Malheureusement, lors de cette opération, le capitaine Juvanon du Vachat tomba mortellement frappé d’une balle à la tête, au moment où il enlevait sa compagnie pour l’assaut.
La veuve du capitaine reçut le 25 juillet 1915 un courrier du lieutenant-colonel Baudrand, commandant le 133e RI, qui détailla les conditions de sa mort :
Madame,
Permettez-moi de vous apporter les condoléances émues du 133°Régiment pour la perte cruelle, ressentie par tous que vous avez faite en la personne du capitaine du Vachat.
C’est le 8 juillet qu’est tombé ce brillant officier, aimé et estimé de tous ses chefs et camarades, adoré de tous ses soldats, en raison de sa droiture et de sa bravoure calme.
C’est à l’assaut de la position de la Fontenelle, position formidable enlevée aux Allemands par le 133° Régiment, qu’il est tombé en pleine gloire, car la belle attitude de nos soldats, sous les ordres d’officiers tels que votre mari, a valu à notre drapeau la Croix de Guerre décernée jusqu’ici à un nombre tout à fait infime de Régiments.
Le capitaine du Vachat est monté à l’assaut en tête de sa compagnie, calme, impassible, la cigarette aux lèvres.

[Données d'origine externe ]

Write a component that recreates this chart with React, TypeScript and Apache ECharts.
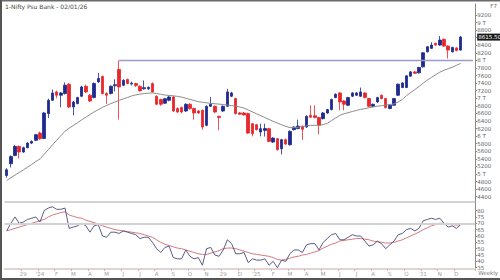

Sa première section arrivant à hauteur de la ligne principale ligne de tranchées ennemies se trouva momentanément arrêtée par un réseau de fils de fer non détruit. Soumis à un violent feu de mousqueterie, subissant des pertes, les soldats commençaient à se coucher.
C’est alors que le capitaine du Vachat, toujours debout en tète, s’élança sur la position, en criant « En avant ! ». Il tomba frappé d’une balle à la tête avec la satisfaction d’avoir vu ses hommes suivre son exemple.
Ce qu’il n’a pas su, malheureusement c’est le triomphe et la gloire de son beau Régiment.
Votre mari, Madame, est enterré dans le cimetière de St Jean d’Ormont, au milieu de ses compagnons d’armes. La photographie que je vous adresse vous montre avec quels soins nous entourons les tombes de nos braves camarades.
L’aissez moi vous dire, Madame, que la disparition du capitaine du Vachat est une véritable perte pour le 133° et veuillez agréer l’expression de mes hommages les plus respectueux.
Je m’incline devant votre douleur.
J BAUDRAND
Lt Colonel Commandant le 133°
Le capitaine reçut la citation suivante à l’ordre de l’armée :
Bien que dégagé d’obligations militaires et père de deux jeunes enfants, a repris volontairement du service le 15 septembre 1914. A rejoint le 133 ème RI comme capitaine de réserve. Est tombé à la tête de sa compagnie le 8 juillet 1915 au combat de La Fontenelle (Vosges) et a été cité à l’ordre de L’Armée .
A l’occasion de cette commémoration, ses deux fiches d’officier ont été indexées sur le site Mémoire des Hommes.
Le 5 juillet 2015, ses trois petits fils François, Michel et Dominique Putz (par ailleurs petit-neveux du général Gabriel Putz, commandant de l’armée des Vosges en 1914 – 1915), ainsi que son arrière-petit fils Charles-Henri assistent cent après, à la commémoration de cette bataille sur les lieux mêmes où il était tombé.